From the 1987 Boston Marathon, in the FTC Lennox Hotel room: Betty Fuller, Eileen Troy, Helen Kennedy, and Karen Smith Rohrberg. All four runners finished under 3:38 that day.

The core of the group was made up of eight strong runners. Amanda Cloutier, Anne Ford, Mary Olenick, Helen Kennedy, Sande Cullinane, Eileen Troy, Karen Smith Rohrberg and Betty Fuller. Individually they won many age category road race divisions in the 80’s and 90’s but their greatest achievement was running as a team for the FTC in October 1984, in the Plymouth to Provincetown Relay Race. No Cape Cod women’s team had ever won the annual event until this group of women entered. The race at the time was a very popular event with 250 teams from all New England states.

The race was a 93-mile relay starting in Plymouth and ending in Provincetown. It was made up of eight legs ranging from seven to sixteen miles. The FTC team, co-captained by Amanda Cloutier and Anne Ford, blew the other women’s teams away and won the event in a winning time of eight hours, 58 minutes and 55 seconds. The team finished nine minutes 10 seconds ahead of the pre-race favorite and winner of the race the two previous years, the Boston-area Irish American Track Club team.

Each woman on the FTC team ran personal records for their leg of the race and the team held the lead throughout the race, but it was during the 14.5 seventh leg, run by Karen Smith Rohrberg, that the FTC women put the race away. Betty Fuller running the last leg into Provincetown crossed the finish line to take the win! Not only did this FTC women’s team win the women’s event is also was better than all coed team that had entered and it finished 51st out of 250 teams which was an amazing feat.

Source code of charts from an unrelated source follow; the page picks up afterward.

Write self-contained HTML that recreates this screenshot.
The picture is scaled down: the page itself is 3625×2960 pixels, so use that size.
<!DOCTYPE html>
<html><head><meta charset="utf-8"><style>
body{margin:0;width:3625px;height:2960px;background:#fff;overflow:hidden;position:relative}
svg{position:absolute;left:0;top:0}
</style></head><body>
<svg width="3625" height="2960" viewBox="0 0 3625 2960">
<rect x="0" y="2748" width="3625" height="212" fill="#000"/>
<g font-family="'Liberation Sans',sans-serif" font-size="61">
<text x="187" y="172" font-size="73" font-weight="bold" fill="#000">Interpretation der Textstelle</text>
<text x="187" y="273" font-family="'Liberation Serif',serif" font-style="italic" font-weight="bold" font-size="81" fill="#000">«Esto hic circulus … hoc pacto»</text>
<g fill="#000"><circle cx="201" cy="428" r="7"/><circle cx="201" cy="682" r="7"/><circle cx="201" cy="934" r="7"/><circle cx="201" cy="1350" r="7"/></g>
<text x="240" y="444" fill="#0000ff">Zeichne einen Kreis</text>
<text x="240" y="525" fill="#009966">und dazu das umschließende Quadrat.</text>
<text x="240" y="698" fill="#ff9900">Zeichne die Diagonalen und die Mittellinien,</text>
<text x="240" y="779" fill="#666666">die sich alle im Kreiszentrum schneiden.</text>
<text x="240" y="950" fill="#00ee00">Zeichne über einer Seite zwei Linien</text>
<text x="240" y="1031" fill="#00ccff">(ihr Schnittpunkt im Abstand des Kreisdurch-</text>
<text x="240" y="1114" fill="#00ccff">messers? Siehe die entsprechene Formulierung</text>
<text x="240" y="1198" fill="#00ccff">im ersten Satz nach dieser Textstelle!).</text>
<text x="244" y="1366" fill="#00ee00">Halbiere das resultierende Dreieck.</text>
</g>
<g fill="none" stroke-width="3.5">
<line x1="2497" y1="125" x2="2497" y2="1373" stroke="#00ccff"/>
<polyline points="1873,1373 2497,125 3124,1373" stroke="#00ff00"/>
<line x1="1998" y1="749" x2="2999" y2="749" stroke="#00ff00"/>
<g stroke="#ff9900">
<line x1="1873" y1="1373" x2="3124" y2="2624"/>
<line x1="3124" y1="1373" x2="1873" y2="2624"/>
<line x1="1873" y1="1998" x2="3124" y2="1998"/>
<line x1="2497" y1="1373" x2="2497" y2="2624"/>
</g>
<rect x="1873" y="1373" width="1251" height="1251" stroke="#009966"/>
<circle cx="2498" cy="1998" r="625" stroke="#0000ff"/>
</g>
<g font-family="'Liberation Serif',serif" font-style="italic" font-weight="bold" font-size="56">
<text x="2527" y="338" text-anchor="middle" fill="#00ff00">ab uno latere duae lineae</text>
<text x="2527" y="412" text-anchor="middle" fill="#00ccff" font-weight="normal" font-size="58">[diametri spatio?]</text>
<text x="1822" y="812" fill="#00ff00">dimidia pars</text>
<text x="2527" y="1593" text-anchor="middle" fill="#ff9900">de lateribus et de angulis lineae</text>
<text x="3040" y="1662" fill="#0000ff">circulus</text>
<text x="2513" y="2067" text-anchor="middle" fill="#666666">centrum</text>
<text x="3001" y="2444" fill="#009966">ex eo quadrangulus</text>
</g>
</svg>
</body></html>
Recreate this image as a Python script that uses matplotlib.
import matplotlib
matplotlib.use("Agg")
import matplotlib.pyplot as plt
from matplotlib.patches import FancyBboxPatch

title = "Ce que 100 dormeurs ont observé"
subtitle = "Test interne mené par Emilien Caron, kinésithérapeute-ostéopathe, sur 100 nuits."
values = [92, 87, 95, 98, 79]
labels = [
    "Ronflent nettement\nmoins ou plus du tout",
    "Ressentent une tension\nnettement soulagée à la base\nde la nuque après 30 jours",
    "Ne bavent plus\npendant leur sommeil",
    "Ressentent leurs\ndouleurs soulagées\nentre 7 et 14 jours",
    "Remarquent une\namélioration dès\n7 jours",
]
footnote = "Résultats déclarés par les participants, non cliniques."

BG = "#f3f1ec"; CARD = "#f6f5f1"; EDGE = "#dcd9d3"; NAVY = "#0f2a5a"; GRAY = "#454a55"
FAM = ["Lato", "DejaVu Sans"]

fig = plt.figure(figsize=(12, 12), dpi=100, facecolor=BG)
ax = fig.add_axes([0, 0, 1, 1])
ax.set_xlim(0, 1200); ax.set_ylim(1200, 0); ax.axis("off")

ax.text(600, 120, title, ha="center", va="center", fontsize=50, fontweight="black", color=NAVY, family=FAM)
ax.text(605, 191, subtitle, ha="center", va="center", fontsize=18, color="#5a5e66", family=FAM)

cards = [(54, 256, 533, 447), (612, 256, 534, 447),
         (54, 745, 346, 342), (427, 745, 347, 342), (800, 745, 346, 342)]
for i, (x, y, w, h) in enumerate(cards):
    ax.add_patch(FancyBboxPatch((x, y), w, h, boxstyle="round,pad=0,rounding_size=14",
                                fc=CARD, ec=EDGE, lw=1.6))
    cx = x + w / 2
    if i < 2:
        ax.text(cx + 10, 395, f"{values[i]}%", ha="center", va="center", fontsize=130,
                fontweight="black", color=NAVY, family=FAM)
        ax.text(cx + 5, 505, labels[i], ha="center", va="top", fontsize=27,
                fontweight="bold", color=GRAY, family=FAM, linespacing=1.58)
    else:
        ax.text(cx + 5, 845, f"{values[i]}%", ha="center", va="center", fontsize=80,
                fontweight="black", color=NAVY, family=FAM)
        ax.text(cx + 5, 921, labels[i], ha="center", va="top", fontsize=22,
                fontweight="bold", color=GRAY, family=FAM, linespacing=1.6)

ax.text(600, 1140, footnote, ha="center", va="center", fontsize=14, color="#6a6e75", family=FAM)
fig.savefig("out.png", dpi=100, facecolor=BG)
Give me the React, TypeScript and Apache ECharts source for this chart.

The FTC women were also very strong runners at the marathon distance, including the Boston Marathon in the 80’s, 90’s and early 2000’s. Betty Fuller and Karen Smith Rohrberg ran over 20 marathons spanning over 23 years, Eileen Troy ran over 10 marathons and Helen Kennedy ran four marathons.

Karen Smith Rohrberg won the Cape Cod Marathon in 1981, 82, 83 and Anne Ford won the Cape Cod Marathon in 1986.